* BEGIN Raw data *
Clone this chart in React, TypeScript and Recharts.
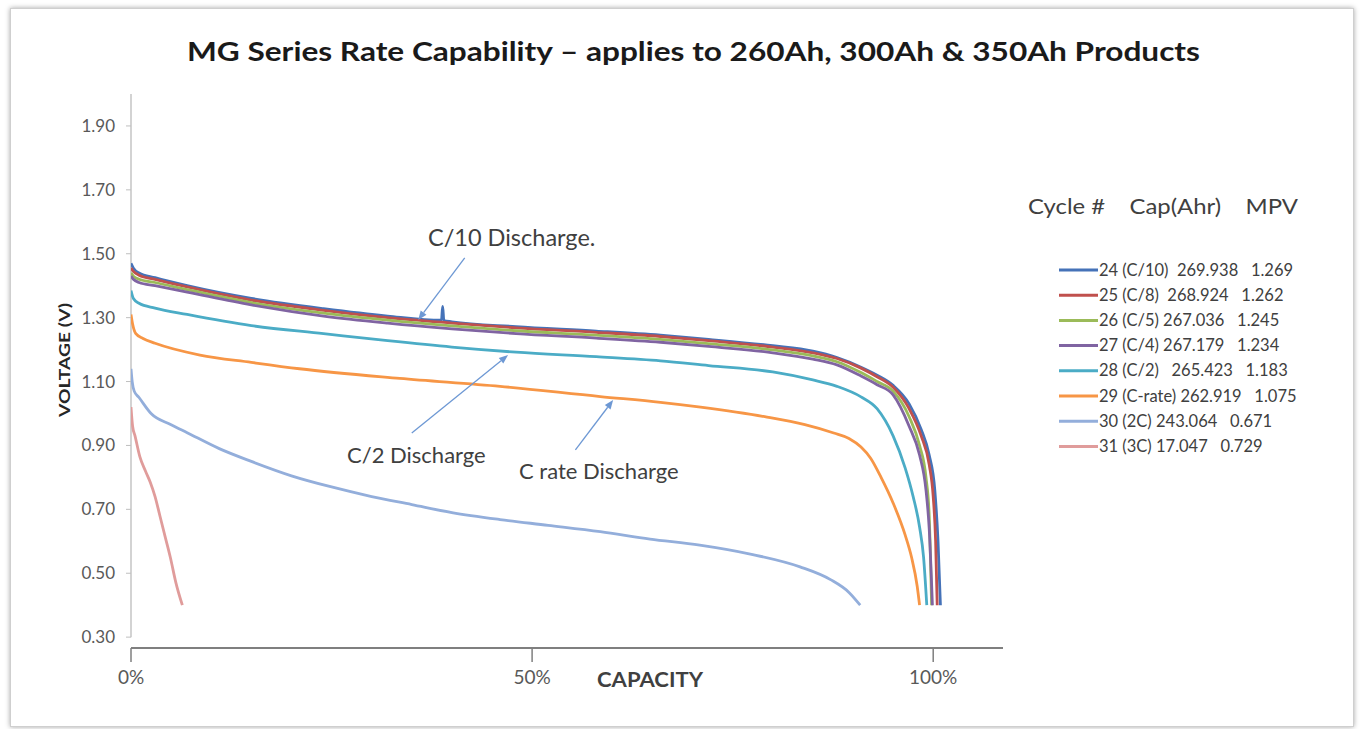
import React from 'react';
import { LineChart, Line, XAxis, YAxis, ReferenceLine, Legend } from 'recharts';

const FONT = "Lato, 'Open Sans', sans-serif";

// ---- data: [capacity %, voltage V] ----
const c10: [number, number][] = [
  [0, 1.47], [0.3, 1.455], [1, 1.44], [3, 1.425], [7, 1.4], [15, 1.36], [24, 1.328], [32, 1.305],
  [38.7, 1.292], [38.85, 1.335], [39.0, 1.291], [40, 1.287], [48, 1.272], [58, 1.258], [66, 1.245],
  [72, 1.232], [80, 1.212], [85, 1.195], [88, 1.175], [91, 1.145], [93, 1.12], [95, 1.088],
  [97, 1.03], [98.5, 0.95], [99.5, 0.87], [100.2, 0.76], [100.6, 0.6], [100.9, 0.4],
];
const c8: [number, number][] = [
  [0, 1.455], [0.3, 1.445], [1, 1.433], [3, 1.42], [7, 1.396], [15, 1.355], [24, 1.323], [32, 1.3],
  [40, 1.283], [48, 1.268], [58, 1.254], [66, 1.241], [72, 1.228], [80, 1.208], [85, 1.19],
  [88, 1.172], [91, 1.142], [93, 1.115], [95, 1.082], [97, 1.015], [98.5, 0.93], [99.5, 0.84],
  [100, 0.74], [100.3, 0.6], [100.5, 0.4],
];
const c5: [number, number][] = [
  [0, 1.44], [0.3, 1.43], [1, 1.42], [3, 1.41], [7, 1.388], [15, 1.347], [24, 1.314], [32, 1.292],
  [40, 1.274], [48, 1.259], [58, 1.245], [66, 1.232], [72, 1.219], [80, 1.199], [85, 1.18],
  [88, 1.162], [91, 1.128], [93, 1.1], [95, 1.07], [97, 0.99], [98.3, 0.9], [99.1, 0.8],
  [99.5, 0.68], [99.8, 0.4],
];
const c4: [number, number][] = [
  [0, 1.43], [0.3, 1.42], [1, 1.41], [3, 1.4], [7, 1.38], [15, 1.34], [24, 1.305], [32, 1.283],
  [40, 1.265], [48, 1.25], [58, 1.236], [66, 1.223], [72, 1.21], [80, 1.19], [85, 1.17],
  [88, 1.152], [91, 1.117], [93, 1.09], [95, 1.058], [97, 0.96], [98.3, 0.87], [99.1, 0.76],
  [99.5, 0.64], [99.9, 0.4],
];
const c2: [number, number][] = [
  [0, 1.385], [0.3, 1.36], [1, 1.345], [3, 1.33], [7, 1.31], [15, 1.275], [24, 1.25], [32, 1.228],
  [40, 1.208], [48, 1.192], [58, 1.178], [66, 1.165], [72, 1.15], [80, 1.13], [85, 1.105],
  [88, 1.085], [91, 1.052], [93, 1.015], [95, 0.93], [96.5, 0.83], [97.5, 0.74], [98.3, 0.645],
  [98.8, 0.55], [99.2, 0.4],
];
const c1: [number, number][] = [
  [0, 1.31], [0.2, 1.28], [0.6, 1.25], [1.5, 1.235], [3, 1.22], [8.6, 1.183], [15, 1.16],
  [21, 1.14], [33.5, 1.11], [46, 1.085], [58.5, 1.053], [66, 1.035], [71, 1.02], [79, 0.99],
  [84, 0.965], [87.6, 0.939], [89.5, 0.922], [91, 0.895], [92.2, 0.86], [93.5, 0.8], [95, 0.72],
  [96.5, 0.62], [97.3, 0.55], [98, 0.46], [98.3, 0.4],
];
const c2x: [number, number][] = [
  [0, 1.14], [0.15, 1.1], [0.4, 1.07], [1, 1.05], [2.5, 1.0], [5, 0.965], [7, 0.94], [11, 0.89],
  [15, 0.85], [20, 0.805], [25, 0.77], [30, 0.74], [35, 0.715], [40, 0.69], [46, 0.668],
  [52, 0.65], [58.5, 0.63], [64.7, 0.607], [70.9, 0.588], [77.2, 0.56], [83.4, 0.52],
  [87.2, 0.48], [89.5, 0.44], [90.9, 0.4],
];
const c3x: [number, number][] = [
  [0, 1.02], [0.2, 0.96], [0.5, 0.93], [1.1, 0.865], [1.8, 0.82], [2.4, 0.785], [3, 0.74],
  [3.6, 0.68], [4.3, 0.61], [4.9, 0.55], [5.6, 0.47], [6.4, 0.4],
];

const seriesData = [c10, c8, c5, c4, c2, c1, c2x, c3x];
const seriesNames = [
  '24 (C/10)  269.938   1.269',
  '25 (C/8)  268.924   1.262',
  '26 (C/5) 267.036   1.245',
  '27 (C/4) 267.179   1.234',
  '28 (C/2)   265.423   1.183',
  '29 (C-rate) 262.919   1.075',
  '30 (2C) 243.064   0.671',
  '31 (3C) 17.047   0.729',
];
const seriesColors = ['#4572B8', '#C0504D', '#9BBB59', '#8064A2', '#4BACC6', '#F79646', '#93AEDB', '#E09C9B'];

const legendHeader = 'Cycle #    Cap(Ahr)    MPV';
const xTicks = [0, 50, 100];
const yTicks = [0.3, 0.5, 0.7, 0.9, 1.1, 1.3, 1.5, 1.7, 1.9];

const arrows: { from: [number, number]; to: [number, number] }[] = [
  { from: [41.6, 1.487], to: [35.8, 1.293] },
  { from: [35.0, 0.939], to: [47.0, 1.183] },
  { from: [55.4, 0.886], to: [60.1, 1.042] },
];

const title = 'MG Series Rate Capability \u2013 applies to 260Ah, 300Ah & 350Ah Products';

const ARROW_COLOR = '#6D98D4';

const ArrowShape = (p: any) => {
  const { x1, y1, x2, y2 } = p;
  const ang = Math.atan2(y2 - y1, x2 - x1);
  const L = 9;
  const W = 3.6;
  const bx = x2 - L * Math.cos(ang);
  const by = y2 - L * Math.sin(ang);
  const pts = `${x2},${y2} ${bx + W * Math.sin(ang)},${by - W * Math.cos(ang)} ${bx - W * Math.sin(ang)},${by + W * Math.cos(ang)}`;
  return (
    <g>
      <line x1={x1} y1={y1} x2={bx} y2={by} stroke={ARROW_COLOR} strokeWidth={1.3} />
      <polygon points={pts} fill={ARROW_COLOR} />
    </g>
  );
};

const renderLegend = () => (
  <svg width={330} height={280} style={{ display: 'block' }}>
    <text x={8} y={29} fontFamily={FONT} fontSize={21} fill="#404040" style={{ whiteSpace: 'pre' }} textLength={270} lengthAdjust="spacingAndGlyphs">
      {legendHeader}
    </text>
    {seriesNames.map((n, i) => {
      const cy = 85 + 25.2 * i;
      return (
        <g key={n}>
          <line x1={39} x2={78} y1={cy} y2={cy} stroke={seriesColors[i]} strokeWidth={3} />
          <text x={79} y={cy + 5.5} fontFamily={FONT} fontSize={16.5} fill="#404040" style={{ whiteSpace: 'pre' }}>
            {n}
          </text>
        </g>
      );
    })}
  </svg>
);

export default function App() {
  return (
    <div style={{ position: 'absolute', left: 0, top: 0, width: 1362, height: 729, background: '#fff', overflow: 'hidden' }}>
      <div
        style={{
          position: 'absolute', left: 10, top: 8, width: 1342, height: 717,
          border: '1px solid #cfcfcf', boxShadow: '0 0 5px rgba(0,0,0,0.35)', background: '#fff',
        }}
      />
      <div style={{ position: 'absolute', left: 0, top: 0 }}>
        <LineChart width={1362} height={729} margin={{ top: 94, right: 359, bottom: 41, left: 71 }}>
          <XAxis
            type="number"
            dataKey="x"
            domain={[0, 108.7]}
            allowDataOverflow
            ticks={xTicks}
            tickFormatter={(v: number) => `${v}%`}
            height={40}
            axisLine={{ stroke: '#7f7f7f', strokeWidth: 2 }}
            tickLine={{ stroke: '#7f7f7f', strokeWidth: 1.5 }}
            tickSize={14}
            tickMargin={9}
            tick={{ fontFamily: FONT, fontSize: 19, fill: '#595959' }}
          />
          <YAxis
            type="number"
            dataKey="v"
            domain={[0.266, 2.0]}
            allowDataOverflow
            ticks={yTicks}
            tickFormatter={(v: number) => v.toFixed(2)}
            width={60}
            axisLine={false}
            tickLine={{ stroke: '#bfbfbf' }}
            tickSize={5}
            tickMargin={11}
            tick={{ fontFamily: FONT, fontSize: 17, fill: '#595959' }}
          />
          <ReferenceLine segment={[{ x: 0, y: 0.3 }, { x: 0, y: 2.0 }]} stroke="#c4c4c4" strokeWidth={1.5} />
          {seriesData.map((d, i) => (
            <Line
              key={seriesNames[i]}
              name={seriesNames[i]}
              data={d.map(([x, v]) => ({ x, v }))}
              dataKey="v"
              type="monotone"
              stroke={seriesColors[i]}
              strokeWidth={2.8}
              dot={false}
              activeDot={false}
              isAnimationActive={false}
            />
          ))}
          {arrows.map((a, i) => (
            <ReferenceLine
              key={i}
              segment={[{ x: a.from[0], y: a.from[1] }, { x: a.to[0], y: a.to[1] }]}
              shape={ArrowShape}
              stroke={ARROW_COLOR}
            />
          ))}
          <Legend
            layout="vertical"
            align="center"
            verticalAlign="middle"
            content={renderLegend}
            wrapperStyle={{ position: 'absolute', left: 1020, top: 185, width: 330, height: 280 }}
          />
        </LineChart>
      </div>
      <svg width={1362} height={729} style={{ position: 'absolute', left: 0, top: 0, pointerEvents: 'none' }}>
        <text x={693.5} y={61} textAnchor="middle" fontFamily={FONT} fontWeight="bold" fontSize={27} fill="#1a1a1a" textLength={1013} lengthAdjust="spacingAndGlyphs">
          {title}
        </text>
        <text x={428} y={246} fontFamily={FONT} fontSize={23.5} fill="#404040">C/10 Discharge.</text>
        <text x={347} y={463} fontFamily={FONT} fontSize={22} fill="#404040">C/2 Discharge</text>
        <text x={519} y={479} fontFamily={FONT} fontSize={22} fill="#404040">C rate Discharge</text>
        <text x={650} y={687} textAnchor="middle" fontFamily={FONT} fontWeight="bold" fontSize={20} fill="#404040" textLength={106} lengthAdjust="spacingAndGlyphs">
          CAPACITY
        </text>
        <text
          x={0}
          y={0}
          transform="translate(70,360) rotate(-90)"
          textAnchor="middle"
          fontFamily={FONT}
          fontWeight="bold"
          fontSize={15}
          fill="#262626"
          textLength={114}
          lengthAdjust="spacingAndGlyphs"
        >
          VOLTAGE (V)
        </text>
      </svg>
    </div>
  );
}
* END Raw data *
• Task to carry out: Count the lines in the material above where the string "React" appears, then state only that count.

• Solution below: 2